RisingEMOTIONS

Submitted by Carolina Aragon

15+

Client

Location: Boston, MA, United States

Completion date: 2019

Project Team

Lead Artist, Assistant Professor Landscape Architecture

CAROLINA ARAGON

University of Massachusetts Amherst

Assistant Professor Computer Science

Narges Mahyar

University of Massachusetts Amherst

Landscape Architect

Robert Gilmore

Gilmore Landscape Architecture

Overview

RisingEMOTIONS was a collaborative art project that piloted the integration of digital technologies and public art to create a highly local art piece visualizing the public’s emotion related to flooding due to sea level rise. The artwork made use of a custom easily accessible online survey to gather information about how residents of East Boston felt about the effects of sea level rise in their neighborhood. Their responses and emotions were visualized and transformed into an art installation that used bands of color to represent the future levels of flooding against the backdrop of the East Boston Branch of the Boston Public Library. Participants of the online survey were encouraged to connect to ongoing governmental and grassroots efforts around resilience. The project sought to pilot a new hybrid model that combines art and social technologies for data collection and visualization by which to promote equitable resilience and inclusive planning through increased public engagement.

The installation consisted of bands of color that were set on steel frames on the grassy area in front of the East Boston Branch of the Boston Public Library. The bands were carried across the patio and upward against the building windows. The height of the frames and the lines on the building represented the height for the projected 1% annual chance flood for this specific location in 2070 (about 3.7 ft). This data was provided by the University of Massachusetts Boston Sustainable Solutions Lab.

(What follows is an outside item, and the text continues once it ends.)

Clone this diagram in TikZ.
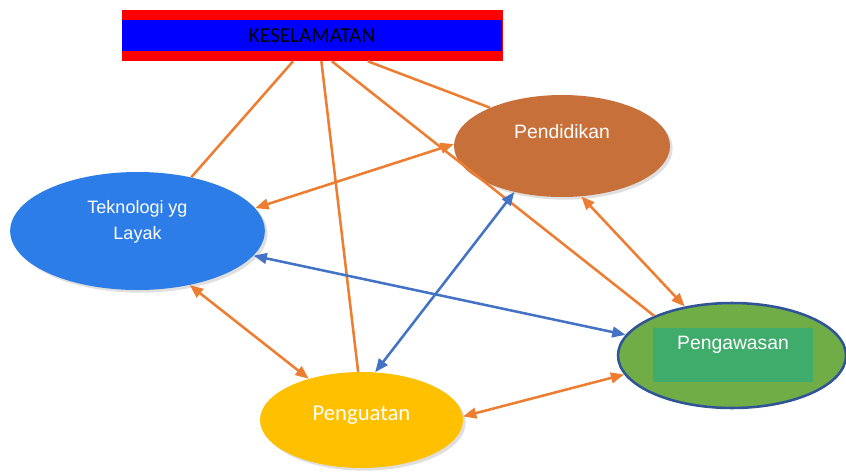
\documentclass[tikz,border=0pt]{standalone}
\usepackage{fontspec}
\setmainfont{Liberation Sans}
\newfontfamily\calibri{Carlito}
\usetikzlibrary{shapes.geometric, arrows.meta, shadows}
\definecolor{oranye}{HTML}{ED7D31}
\definecolor{birupanah}{HTML}{4472C4}
\definecolor{warnatek}{HTML}{2D7DE8}
\definecolor{warnadidik}{HTML}{C8703A}
\definecolor{warnaawas}{HTML}{70AD47}
\definecolor{garisawas}{HTML}{2F5597}
\definecolor{warnakotak}{HTML}{40AC6C}
\definecolor{warnakuat}{HTML}{FFC000}
\tikzstyle{kotak} = [rectangle, fill=red, inner sep=0pt, minimum width=285.75pt, minimum height=38.25pt]
\tikzstyle{pita} = [rectangle, fill=blue, inner sep=0pt, minimum width=285pt, minimum height=23.25pt, font=\calibri\fontsize{16}{18}\selectfont]
\tikzstyle{elips} = [ellipse, inner sep=0pt, drop shadow={opacity=0.25, shadow xshift=2pt, shadow yshift=-2pt}]
\tikzstyle{teks} = [text=white, align=center, font=\fontsize{14.5}{20}\selectfont]
\tikzstyle{garis} = [draw=oranye, line width=1.9pt]
\tikzstyle{panah} = [garis, {Triangle[length=10pt,width=8pt]}-{Triangle[length=10pt,width=8pt]}]
\tikzstyle{panahbiru} = [panah, draw=birupanah]
\begin{document}
\begin{tikzpicture}[x=0.75pt, y=-0.75pt]
	\useasboundingbox (0,0) rectangle (846,475);
	% judul
	\node[kotak] (kes) at (312.5,35.5) {};
	\node[pita] (pita) at (312,35.5) {KESELAMATAN};
	% elips
	\node[elips, fill=warnatek, minimum width=191pt, minimum height=88.5pt,
		label={[teks, font=\fontsize{13.5}{20}\selectfont, yshift=6.75pt]center:{Teknologi yg\\Layak}}] (tek) at (137.5,231) {};
	\node[elips, fill=warnadidik, minimum width=162pt, minimum height=76.5pt,
		label={[teks, yshift=10.5pt]center:Pendidikan}] (didik) at (562,146) {};
	\node[ellipse, inner sep=0pt, fill=warnaawas, draw=garisawas, line width=1.9pt, minimum width=171pt, minimum height=78.75pt] (awas) at (732,355.5) {};
	\node[rectangle, fill=warnakotak, inner sep=0pt, minimum width=120pt, minimum height=40.5pt,
		label={[teks, yshift=7.9pt]center:Pengawasan}] (kotakawas) at (733,355) {};
	\node[elips, fill=warnakuat, minimum width=152.25pt, minimum height=72pt,
		label={[teks, font=\calibri\fontsize{17}{20}\selectfont, yshift=3.75pt]center:Penguatan}] (kuat) at (361.5,420) {};
	% garis dari judul
	\draw[garis] (kes.233) -- (tek.45);
	\draw[garis] (kes.289) -- (kuat.94);
	\draw[garis] (kes.307) -- (awas.153);
	\draw[garis] (kes.335) -- (didik.152);
	% panah dua arah
	\draw[panah] (tek.11) -- (didik.179);
	\draw[panahbiru] (tek.348) -- (awas.169);
	\draw[panah] (tek.314) -- (kuat.142);
	\draw[panahbiru] (didik.224) -- (kuat.74);
	\draw[panah] (didik.291) -- (awas.134);
	\draw[panah] (kuat.2) -- (awas.190);
\end{tikzpicture}
\end{document}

The project asked residents how they felt about how East Boston will be significantly affected by flooding due to climate change. Their answers were color coded into five emotions: concerned, optimistic, angry, sad, and other. Concerned was expressed in teal, optimistic as yellow, angry as red, sad as dark blue, and other as green. Over 150 residents participated in the online survey during a two-week period. Their responses showed that the majority feel concerned (51%), followed by optimistic (17%), sad (14%), angry (9%) and “other” (9%). Some excerpts from the responses left by participants were transcribed by hand onto the ribbons by local students and residents.

Some sample responses include:

“Climate change needs serious attention. But I believe programs like these could help in making a change.”

“I hope we can slow it down.”

“It makes me worried since I’ve never moved in my life, and don’t know where I am going to end up in the future. Having lived here my whole life, it would be sad if something bad happened.”

“It’s easy to think that someone else will solve the problem, but everyone should step forward to solve this problem.”

“Es preocupante ver como el clima esta cambiando y no se ve que se esta haciendo al respecto!”

“I am angry that people are living in denial of this crisis.”

“I am afraid that my home will flood, and I’ll lose my life savings. I’m afraid the city will care less because we are not an affluent community.”

“It’s just a hoax.”

“I want to know what the government is doing and what steps they are taking to address this.”

Goals

The goals were to create an accessible way to communicate issues of sea level rise to the local community. To achieve this, the artist and her team worked closely with community organizations and the staff of the library to create opportunities for using the library as the setting of the installation but also as a place where the community could gather to contribute to its creation and to discuss the subject.

Process

The project was led by Carolina Aragón, in collaboration with Narges Mahyar, assistant professor in the College of Information and Computer Sciences, and their team of UMass Amherst students. The project was funded by a Barr Foundation grant to the Friends of the Mary Ellen Welch Greenway and developed in close collaboration with the Boston Society of Landscape Architects, Excel Academy, the East Boston Branch of the Boston Public Library and East Boston residents. The project was coordinated to expand the outreach of local planning efforts by the City of Boston Planning & Development Agency, the City of Boston Environment Department, and local grassroots organizations: Harborkeepers and GreenRoots.